It’s safe to say that Microsoft’s $7.2bn acquisition of Nokia has been a failure. Before yesterday’s (8 July) write down, Microsoft had already laid off a third of Nokia’s staff while waving goodbye to top executives including business unit head Stephen Elop.
Windows Phone, its mobile operating system, has seen its market share slip. Data provided by IDC shows Windows Phone’s global market share fell from 7.6% in the third quarter of 2014 to 6.5% in the first quarter of 2015.
The 9.16 million units shifted globally in Q1 are also still some way off the 261 million Android smartphones and 61 million iPhones sold during the same period.
But does today’s move suggest Microsoft – which has recently started to bring its core services such as Word and OneDrive to iOS and Android – is planning an escape route from the smartphone business altogether?
“Definitely not,” responds Francisco Jeronimo, research director for European mobile devices at IDC, “for the future, Microsoft wants to go to business enterprises and offer a full integrated package – smartphones sit within that.”
A renewed business focus
However he concedes that Microsoft will become more business and less consumer focused when it comes to phones.
Jeronimo says Microsoft is actively scaling back its smartphone operations as internally it has conceded it was “too late” in entering the market and knows it will always struggle to compete with established players as a result.
“They came too late into the space as everyone was already on Apple and Android – it took a lot of time to attract developers and key apps as a result,” he adds.
The branding problem
“The brand has failed because they just haven’t invested enough at the point of sale. Nobody knows what makes a Windows Phone unique while there’s Apple stores up and down the high street passionately talking up the iPhone. Phones will continue to be a part of the cross-platform strategy for Windows 10 but not a significant part.”
Since its acquisition of Nokia’s handset business, Microsoft has had a muddled smartphone proposition. First it said it would keep the Nokia brand, then it got rid of it in favour of its own “Lumia” branding.
Then having named its mobile operating system Windows Phone it changed its mind, deciding to roll the platform into its cross-platform Windows 10 ecosystem. Windows 10 Mobile is set to launch in October.
Joe Kempton, Canalys researcher, says that story – of tying all its devices into one Windows 10 brand – is one it must communicate if mobile sales are to pick up.
He adds: “The whole idea of tying Windows 10 into multiple devices – whether that’s a tablet, phone, xbox or the cloud – is a massive story that Microsoft must advertise prominently if the next flagships devices are to ever take off.”
A smartphone USP
Speaking yesterday, Microsoft’s CEO Satya Nadella insisted that Microsoft wasn’t moving away from making its own smartphones.

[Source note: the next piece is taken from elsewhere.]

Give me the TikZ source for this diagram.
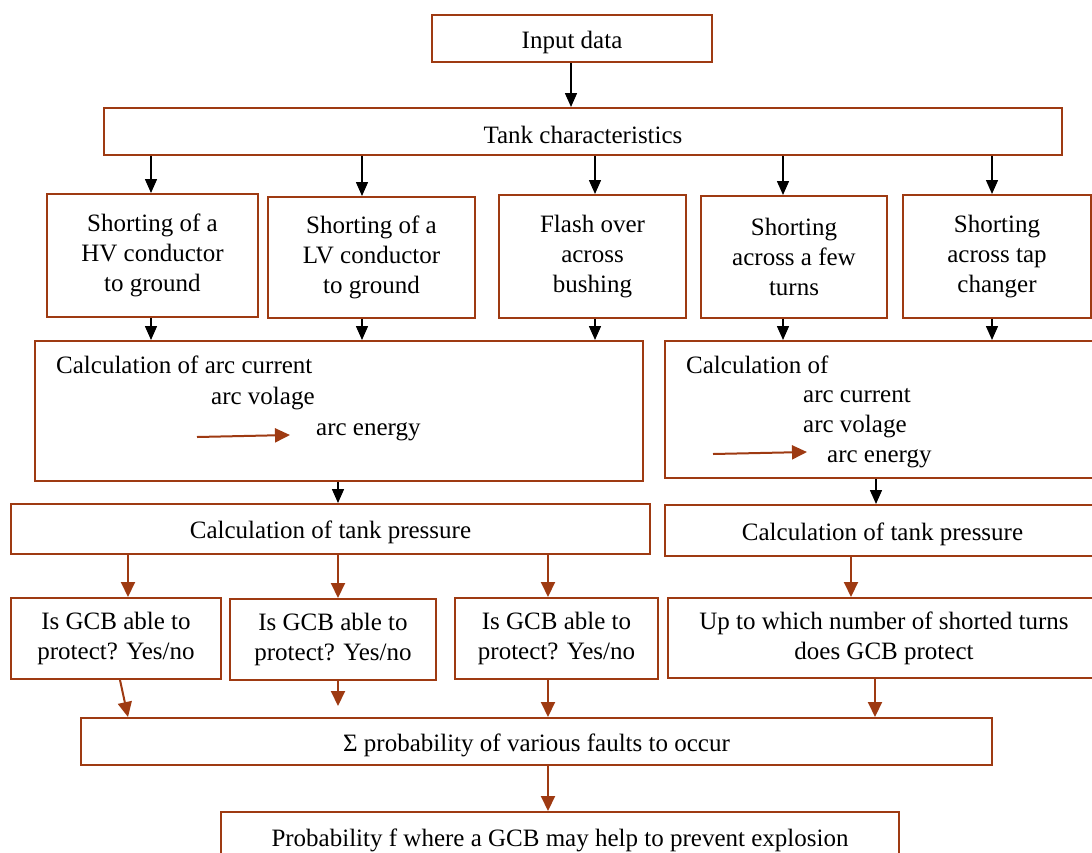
\documentclass[tikz,border=0pt]{standalone}
\usepackage{fontspec}
\setmainfont{Liberation Serif}
\usetikzlibrary{arrows.meta,calc}
\definecolor{rust}{RGB}{158,58,18}

\begin{document}
\begin{tikzpicture}[
  x=1pt, y=-1pt,
  font=\fontsize{25}{30}\selectfont,
  blk/.style={draw=rust, line width=2pt, align=center, inner sep=0pt,
    execute at begin node={\rule{0pt}{25pt}}},
  flow/.style={-{Triangle[length=14pt,width=12pt]}, line width=1.5pt, black},
  feed/.style={-{Triangle[length=15pt,width=14pt]}, line width=2pt, rust},
  txt/.style={anchor=west, inner sep=0pt, text height=17pt, text depth=5pt}
]
  \useasboundingbox (0,0) rectangle (1092,852);
  % top
  \node[blk, minimum width=280, minimum height=47] (inp) at (572,38.5) {Input data};
  \node[blk, minimum width=958, minimum height=47] (tank) at (583,131.5) {Tank characteristics};
  \draw[flow] (inp.south -| 571,0) -- (tank.north -| 571,0);
  % fault types
  \node[blk, minimum width=211, minimum height=123] (hv) at (152.5,255.5) {Shorting of a\\HV conductor\\to ground};
  \node[blk, minimum width=207, minimum height=121] (lv) at (371.5,257.5) {Shorting of a\\LV conductor\\to ground};
  \node[blk, minimum width=187, minimum height=123] (fo) at (592.5,256.5) {Flash over\\across\\bushing};
  \node[blk, minimum width=186, minimum height=122] (turns) at (794,257) {Shorting\\across a few\\turns};
  \node[blk, minimum width=188, minimum height=123] (tap) at (997,256.5) {Shorting\\across tap\\changer};
  \draw[flow] (tank.south -| 151,0) -- (hv.north -| 151,0);
  \draw[flow] (tank.south -| 362,0) -- (lv.north -| 362,0);
  \draw[flow] (tank.south -| 595,0) -- (fo.north -| 595,0);
  \draw[flow] (tank.south -| 783,0) -- (turns.north -| 783,0);
  \draw[flow] (tank.south -| 992,0) -- (tap.north -| 992,0);
  % arc calculations
  \node[blk, minimum width=608, minimum height=140] (arcL) at (339,411) {};
  \node[blk, minimum width=435, minimum height=137] (arcR) at (882.5,409.5) {};
  \draw[flow] (hv.south -| 151,0) -- (arcL.north -| 151,0);
  \draw[flow] (lv.south -| 362,0) -- (arcL.north -| 362,0);
  \draw[flow] (fo.south -| 595,0) -- (arcL.north -| 595,0);
  \draw[flow] (turns.south -| 783,0) -- (arcR.north -| 783,0);
  \draw[flow] (tap.south -| 992,0) -- (arcR.north -| 992,0);
  \node[txt] (calcL) at (56,367) {Calculation of arc current};
  \node[txt] (voltL) at (211,398) {arc volage};
  \node[txt] (enL) at (316,429) {arc energy};
  \coordinate (aL) at (197,437);
  \coordinate (bL) at (290,435);
  \draw[feed] (aL) -- (bL);
  \node[txt] (calcR) at (686,367) {Calculation of};
  \node[txt] (curR) at (803,396) {arc current};
  \node[txt] (voltR) at (803,426) {arc volage};
  \node[txt] (enR) at (827,456) {arc energy};
  \coordinate (aR) at (713,454);
  \coordinate (bR) at (807,452);
  \draw[feed] (aR) -- (bR);
  % tank pressure
  \node[blk, minimum width=639, minimum height=50] (presL) at (330.5,529) {Calculation of tank pressure};
  \node[blk, minimum width=435, minimum height=51] (presR) at (882.5,530.5) {Calculation of tank pressure};
  \draw[flow] (arcL.south -| 338,0) -- (presL.north -| 338,0);
  \draw[flow] (arcR.south -| 876,0) -- (presR.north -| 876,0);
  % protection
  \node[blk, minimum width=210, minimum height=81] (gcbA) at (116,638.5) {Is GCB able to\\protect? Yes/no};
  \node[blk, minimum width=206, minimum height=81] (gcbB) at (333,639.5) {Is GCB able to\\protect? Yes/no};
  \node[blk, minimum width=203, minimum height=81] (gcbC) at (556.5,638.5) {Is GCB able to\\protect? Yes/no};
  \node[blk, minimum width=432, minimum height=80] (upto) at (884,638) {Up to which number of shorted turns\\does GCB protect};
  \draw[feed] (presL.south -| 128,0) -- (gcbA.north -| 128,0);
  \draw[feed] (presL.south -| 338,0) -- (gcbB.north -| 338,0);
  \draw[feed] (presL.south -| 548,0) -- (gcbC.north -| 548,0);
  \draw[feed] (presR.south -| 851,0) -- (upto.north -| 851,0);
  % sum and result
  \node[blk, minimum width=911, minimum height=47] (sum) at (536.5,741.5) {Σ probability of various faults to occur};
  \node[blk, minimum width=678, minimum height=50] (res) at (560,837) {Probability f where a GCB may help to prevent explosion};
  \draw[feed] (gcbA.south -| 120,0) -- (sum.north -| 128,0);
  \coordinate (gapB) at (338,706);
  \draw[feed] (gcbB.south -| 338,0) -- (gapB);
  \draw[feed] (gcbC.south -| 548,0) -- (sum.north -| 548,0);
  \draw[feed] (upto.south -| 875,0) -- (sum.north -| 875,0);
  \draw[feed] (sum.south -| 548,0) -- (res.north -| 548,0);
\end{tikzpicture}
\end{document}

He said: “I am committed to our first-party devices including phones. However, we need to focus our phone efforts in the near term while driving reinvention. We are moving from a strategy to grow a standalone phone business to a strategy to grow and create a vibrant Windows ecosystem that includes our first-party device family.”
But if that strategy is to succeed, Jose Espinosa, client partner at tech-focused agency Connect, says Microsoft must quickly establish a USP through its marketing.
He said: “Microsoft failed to establish its own consumer proposition as much of its brand communications, such as the infamous “Don’t Fight” ad, focused too much on what it isn’t and not enough on what it is. That has to change for the Windows Phone if it’s to stand out against the features-based marketing of an Apple or Samsung.”
Kempton says that Microsoft has seen a lot of success in India and China with its more basic entry level smartphone devices, and could see those two markets as a back up should its Western sales continue to fail to ignite.
“Its value and flagship device divisions have survived today’s job cuts so I think they will start to focus more on basic devices in Asia while scaling back on flagship smartphone releases and making sure the quality is right.”
However, he adds with caution: “It is a question of profitability, it was a big mistake acquiring Nokia and there really isn’t much money investing in hardware at the moment. In the second quarter HTC, Sony and Samsung all suffered big losses so it isn’t like Microsoft is the only company reassessing things.”